- [What is required]: Take the material below and write it all out again exactly.

- [Source data]:
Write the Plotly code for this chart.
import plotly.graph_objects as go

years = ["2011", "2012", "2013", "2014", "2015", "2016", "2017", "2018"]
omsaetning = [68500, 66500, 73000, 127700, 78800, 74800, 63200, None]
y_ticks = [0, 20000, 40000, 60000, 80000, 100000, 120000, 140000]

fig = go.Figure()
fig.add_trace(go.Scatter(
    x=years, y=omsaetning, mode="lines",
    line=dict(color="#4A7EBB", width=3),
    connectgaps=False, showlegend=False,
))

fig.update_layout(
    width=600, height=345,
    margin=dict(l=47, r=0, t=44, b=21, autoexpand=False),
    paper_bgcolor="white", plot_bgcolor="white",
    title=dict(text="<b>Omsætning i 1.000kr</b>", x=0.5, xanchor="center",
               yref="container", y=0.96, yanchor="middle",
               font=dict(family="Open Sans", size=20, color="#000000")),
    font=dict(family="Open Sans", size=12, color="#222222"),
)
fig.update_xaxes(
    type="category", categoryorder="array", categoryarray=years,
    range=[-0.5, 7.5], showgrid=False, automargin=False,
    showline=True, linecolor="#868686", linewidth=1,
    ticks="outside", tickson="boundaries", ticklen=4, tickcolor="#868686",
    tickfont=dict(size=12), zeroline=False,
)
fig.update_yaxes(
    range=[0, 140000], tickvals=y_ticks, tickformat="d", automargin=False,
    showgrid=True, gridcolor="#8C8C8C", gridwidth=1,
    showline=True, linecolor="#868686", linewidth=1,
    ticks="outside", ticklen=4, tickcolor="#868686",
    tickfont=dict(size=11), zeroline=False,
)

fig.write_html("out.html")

- [Reply]:
Write the Plotly code for this chart.
import plotly.graph_objects as go

years = ["2011", "2012", "2013", "2014", "2015", "2016", "2017", "2018"]
omsaetning = [68500, 66500, 73000, 127700, 78800, 74800, 63200, None]
y_ticks = [0, 20000, 40000, 60000, 80000, 100000, 120000, 140000]

fig = go.Figure()
fig.add_trace(go.Scatter(
    x=years, y=omsaetning, mode="lines",
    line=dict(color="#4A7EBB", width=3),
    connectgaps=False, showlegend=False,
))

fig.update_layout(
    width=600, height=345,
    margin=dict(l=47, r=0, t=44, b=21, autoexpand=False),
    paper_bgcolor="white", plot_bgcolor="white",
    title=dict(text="<b>Omsætning i 1.000kr</b>", x=0.5, xanchor="center",
               yref="container", y=0.96, yanchor="middle",
               font=dict(family="Open Sans", size=20, color="#000000")),
    font=dict(family="Open Sans", size=12, color="#222222"),
)
fig.update_xaxes(
    type="category", categoryorder="array", categoryarray=years,
    range=[-0.5, 7.5], showgrid=False, automargin=False,
    showline=True, linecolor="#868686", linewidth=1,
    ticks="outside", tickson="boundaries", ticklen=4, tickcolor="#868686",
    tickfont=dict(size=12), zeroline=False,
)
fig.update_yaxes(
    range=[0, 140000], tickvals=y_ticks, tickformat="d", automargin=False,
    showgrid=True, gridcolor="#8C8C8C", gridwidth=1,
    showline=True, linecolor="#868686", linewidth=1,
    ticks="outside", ticklen=4, tickcolor="#868686",
    tickfont=dict(size=11), zeroline=False,
)

fig.write_html("out.html")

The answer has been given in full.